Дневники (Мордвинов) - страница 8

В роли Соболевского Мордвинов, по существу, впервые показал себя настоящим актером, художником большой волевой собранности и организованного темперамента. Эти особенности его дарования ясно проявились в образах, созданных вслед за поручиком Соболевским, в каждом из которых Мордвинов, открывая для себя новое, открывал это новое и для зрителей.

В Дике Даджене из пьесы Б. Шоу «Ученик дьявола» впервые открылась героико-лирическая природа дарования Мордвинова. Красивый, стройный, подвижный, умный и саркастический его герой был борцом за справедливость, истинным сыном природы. Мордвиновский Дик Даджен был живой, вольнолюбивый и неуемный характер, захватывающий своей непосредственностью, мужеством, душевной щедростью, чистотой. Мордвинов оказался подготовленным артистически и физически к этой роли: упорная жестокая работа над собой, над своим телом, движением, жестом дала результаты. Дик Мордвинова был атлетически прекрасен, ловок, силен, стремителен; его повадки и его великолепный голос, над которым актер не переставал работать всю жизнь, артистическая смелость и своеволие восхитили москвичей. «Ученик дьявола» утвердил Мордвинова ведущим актером студии. И вдруг — полная неожиданность: Мордвинов — Мурзавецкий. Назначение на роль казалось неоправданным; я решился на эксперимент, хотел проверить в Мордвинове возможности характерного актера.

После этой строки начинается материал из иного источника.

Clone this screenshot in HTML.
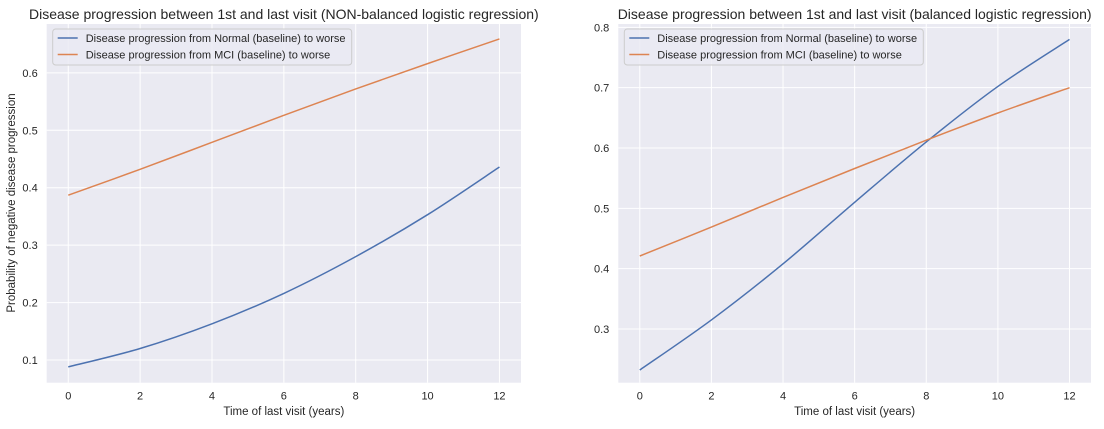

Долго ни я, ни Мордвинов не понимали, какой же возникнет Мурзавецкий из Мордвинова? Я старался уловить в его сумбурных поисках характерности его самого — где же он, в чем его понимание зерна роли, и однажды, что-то подметив, загримировал его таким, каким он вдруг почудился мне. Когда Мордвинов увидел себя в зеркале — длинноносого, с висячими усами и горестно глупо вздернутыми бровями, — он сразу все понял. С этой минуты роль у него пошла — эксперимент удался. Мордвинов доказал, что он настоящий артист, способный к острому перевоплощению, к смелой форме, что он прекрасно чувствует комедию.

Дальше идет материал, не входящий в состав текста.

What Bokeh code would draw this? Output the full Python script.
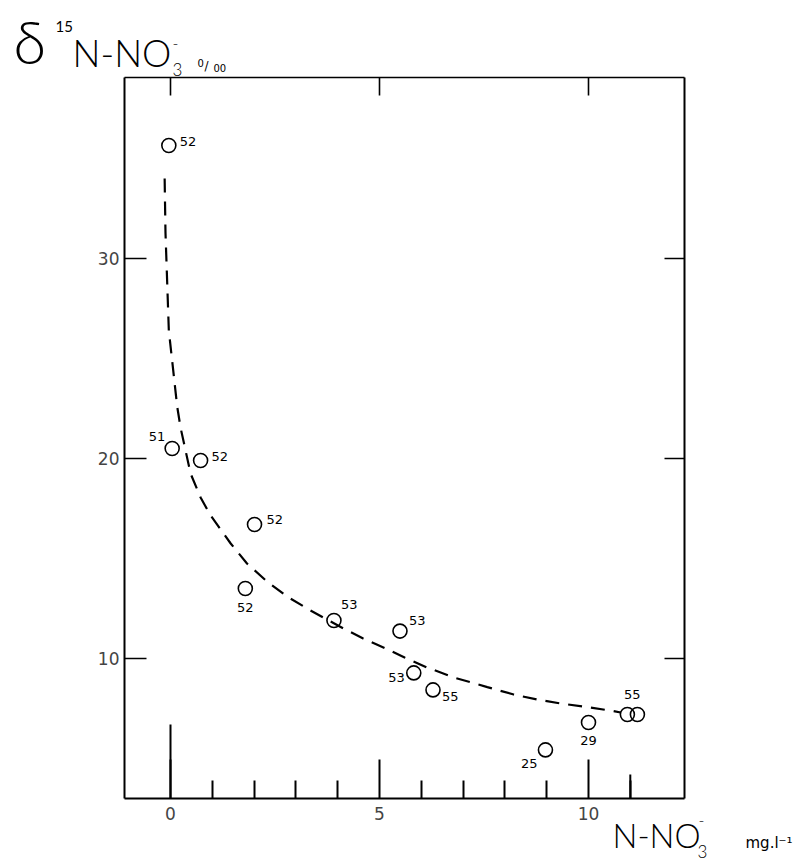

Ролью поручика Ярового Мордвинов начал ростовский период своего творчества. Конечно, Яровой был родственником Соболевского. Но Соболевский был сдержан, внешне спокоен — его страсть была глубоко запрятана под маской равнодушия, вкрадчивой, кошачьей лени и самообладания. Яровой же был весь взволнован, вздыблен, яростен, нетерпим, почти безумен.

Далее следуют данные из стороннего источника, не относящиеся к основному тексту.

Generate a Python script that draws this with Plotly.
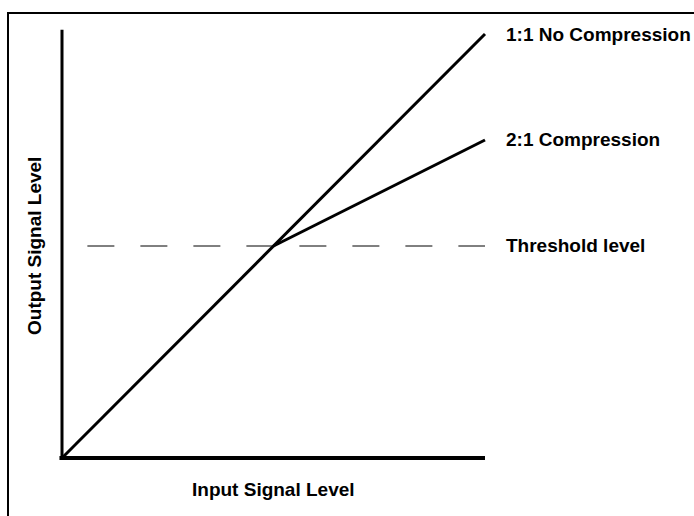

Мне вспоминается шекспировский Петруччо из «Укрощения строптивой» с его необыкновенной бравурной жизнерадостностью, великолепным размахом мечтаний, бурной поэтической приподнятостью. А рядом — большевик-подпольщик Ваграм из драмы Леонида Первомайского «Ваграмова ночь», инженер Тигран из одноименной пьесы Ф. Готьяна…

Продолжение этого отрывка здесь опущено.